Neutron detectors are special devices for detecting neutrons. Neutrons, as their name suggests, are neutral particles. They do not interact with electrons but they interact with various nuclei to produce charged particles. There are two types of neutron interactions;

  • Neutron colliding with a nucleus through elastic scattering, transferring some of its kinetic energy to the nucleus and creating ions which are detected.

  • Neutron can cause a nuclear reaction, then the products from these reactions, such as protons, gamma rays, alpha particles and fission fragments can initiate the detection process. The electrical signals produced by the charged particles can then be processed by the detection system.

Types of neutron detectors

Gas-filled detectors

These are the first detectors to be used in radiation detection. They are highly used in nuclear reactions and in recoil interactions to detect thermal neutrons and fast neutrons respectively. The gas detector is made of a metal cylinder with an electrical connector at one end. Detector walls are mostly made from aluminum because of their high detection efficiency. The interior walls are coated with activated charcoal to absorb electronegative gases that build up during neutron irradiation. The coating is used in tubes filled with boron trifluoride (BF3) gas and in Helium-3 (3He)-filled tubes operated in high neutron fluxes.

Helium-3 is obtained by separation from tritium produced in reactors. It reacts as follows by absorbing thermal neutrons producing a Proton (1H) and Triton (3H) ion, making it an effective neutron detector material.

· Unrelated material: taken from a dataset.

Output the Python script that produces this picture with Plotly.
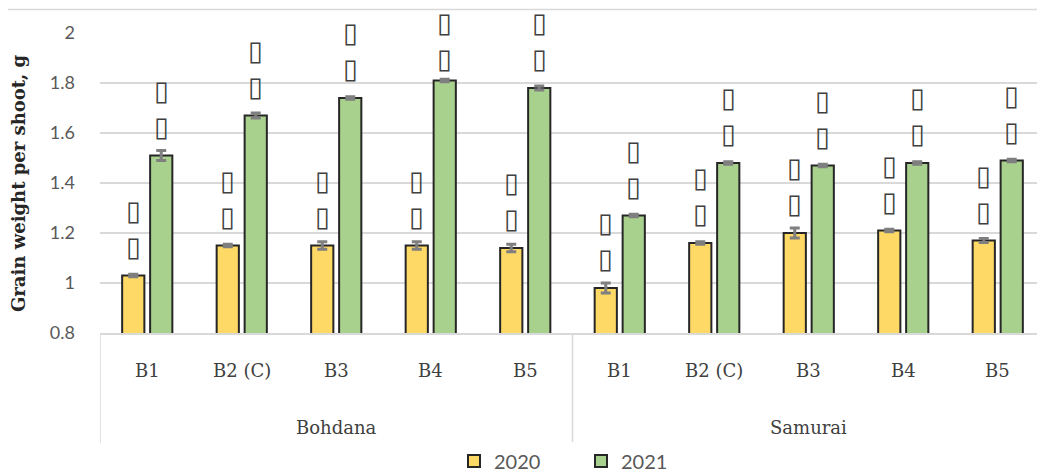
import plotly.graph_objects as go

# ---------------- data ----------------
varieties = ["Bohdana", "Samurai"]
treatments = ["B1", "B2 (C)", "B3", "B4", "B5"]
years = ["2020", "2021"]

y2020 = [1.03, 1.15, 1.15, 1.15, 1.14, 0.98, 1.16, 1.20, 1.21, 1.17]
y2021 = [1.51, 1.67, 1.74, 1.81, 1.78, 1.27, 1.48, 1.47, 1.48, 1.49]
err2020 = [0.005, 0.005, 0.015, 0.015, 0.015, 0.02, 0.005, 0.02, 0.005, 0.008]
err2021 = [0.02, 0.01, 0.005, 0.005, 0.008, 0.005, 0.005, 0.005, 0.005, 0.005]

# significance letters (rendered as missing-glyph boxes in the source)
labels2020 = [["▯", "▯"]] * 10
labels2021 = [["▯", "▯"]] * 10

ytick_vals = [0.8, 1.0, 1.2, 1.4, 1.6, 1.8, 2.0]
ytick_text = ["0.8", "1", "1.2", "1.4", "1.6", "1.8", "2"]

y_title = "Grain weight per shoot, g"

# ---------------- styling ----------------
colors = {"2020": "#FFD966", "2021": "#A9D18E"}
bar_w = 0.235
half_gap = 0.148
label_cap = 1.78   # labels are kept inside the chart area (as in the source)
serif = "DejaVu Serif"
sans = "Lato"

n_per_group = len(treatments)
xs = list(range(len(varieties) * n_per_group))
cat_labels = [t for v in varieties for t in treatments]

fig = go.Figure()
series = [("2020", y2020, err2020, -half_gap), ("2021", y2021, err2021, half_gap)]
for name, vals, errs, ctr in series:
    fig.add_trace(go.Bar(
        x=xs, y=vals, name=name,
        width=bar_w, offset=ctr - bar_w / 2,
        marker=dict(color=colors[name], line=dict(color="#262626", width=2)),
        error_y=dict(type="data", array=errs, color="#7f7f7f", thickness=3, width=5),
        cliponaxis=False,
    ))

annotations = []
# letters above bars
for (name, vals, errs, ctr), labs in zip(series, [labels2020, labels2021]):
    for i, v in enumerate(vals):
        lower, upper = labs[i][1], labs[i][0]
        for txt, shift in [(lower, 12), (upper, 48)]:
            annotations.append(dict(
                x=xs[i] + ctr, y=min(v, label_cap), xref="x", yref="y", text=txt,
                showarrow=False, yanchor="bottom", yshift=shift,
                font=dict(family="DejaVu Sans", size=27, color="#404040"),
            ))

# category labels
for i, lab in enumerate(cat_labels):
    annotations.append(dict(
        x=xs[i], y=0, xref="x", yref="paper", text=lab, showarrow=False,
        yanchor="middle", yshift=-37,
        font=dict(family=serif, size=18, color="#404040"),
    ))
for g, v in enumerate(varieties):
    annotations.append(dict(
        x=g * n_per_group + (n_per_group - 1) / 2, y=0, xref="x", yref="paper",
        text=v, showarrow=False, yanchor="middle", yshift=-94,
        font=dict(family=serif, size=18, color="#404040"),
    ))

# y-axis title
annotations.append(dict(
    x=0, y=0.5, xref="paper", yref="paper", text="<b>" + y_title + "</b>",
    showarrow=False, textangle=-90, xanchor="center", yanchor="middle", xshift=-82,
    font=dict(family=serif, size=18, color="#262626"),
))

shapes = []
# group dividers below the axis
for b in [-0.5, n_per_group - 0.5, 2 * n_per_group - 0.5]:
    shapes.append(dict(type="line", xref="x", yref="paper", x0=b, x1=b, y0=0, y1=-0.367,
                       line=dict(color="#d9d9d9", width=1.5)))
# chart-area top border
shapes.append(dict(type="line", xref="paper", yref="paper", x0=-0.1, x1=1.0, y0=1.078, y1=1.078,
                   line=dict(color="#d9d9d9", width=1.5)))

# the page body adds an 8px offset; the figure size compensates for it
fig.update_layout(
    width=1037, height=464,
    margin=dict(l=92, r=0, t=25, b=139, autoexpand=False),
    paper_bgcolor="white", plot_bgcolor="white",
    barmode="overlay",
    showlegend=True,
    legend=dict(orientation="h", x=0.509, xanchor="center", y=-0.427, yanchor="middle",
                font=dict(family=sans, size=20, color="#595959"),
                entrywidth=82, entrywidthmode="pixels", itemwidth=30),
    annotations=annotations,
    shapes=shapes,
)
fig.update_xaxes(range=[-0.5, len(xs) - 0.5], showticklabels=False, showgrid=False,
                 zeroline=False, showline=True, linecolor="#d9d9d9", linewidth=1.5, ticks="")
fig.update_yaxes(range=[0.8, 2.0], tickvals=ytick_vals, ticktext=ytick_text,
                 showgrid=True, gridcolor="#d9d9d9", gridwidth=1.5, zeroline=False,
                 showline=False, ticks="", ticklabelstandoff=24,
                 tickfont=dict(family=sans, size=18, color="#595959"))

fig.write_html("out.html")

3He + n → 3H + 1H + 765 keV

 Another nuclear reaction is that of Boron-10 (10B), whereby the boron nucleus breaks up into a helium nucleus (alpha particle) and a lithium nucleus.

B + n → 7Li* + He + 2310 keV

and 7Li*7Li + 480 keV

These reactions are exothermic and releases energetic charged particles into the gas. The ionization produced by these particles initiate the detection process.

Scintillation neutron detectors

Example of scintillation neutron detectors are the plastic and liquid (organic) scintillators. Plastic and liquid (organic) scintillators are often used for fast-neutron detection because of their fast response. But their limitation is that they have high gamma-ray sensitivity.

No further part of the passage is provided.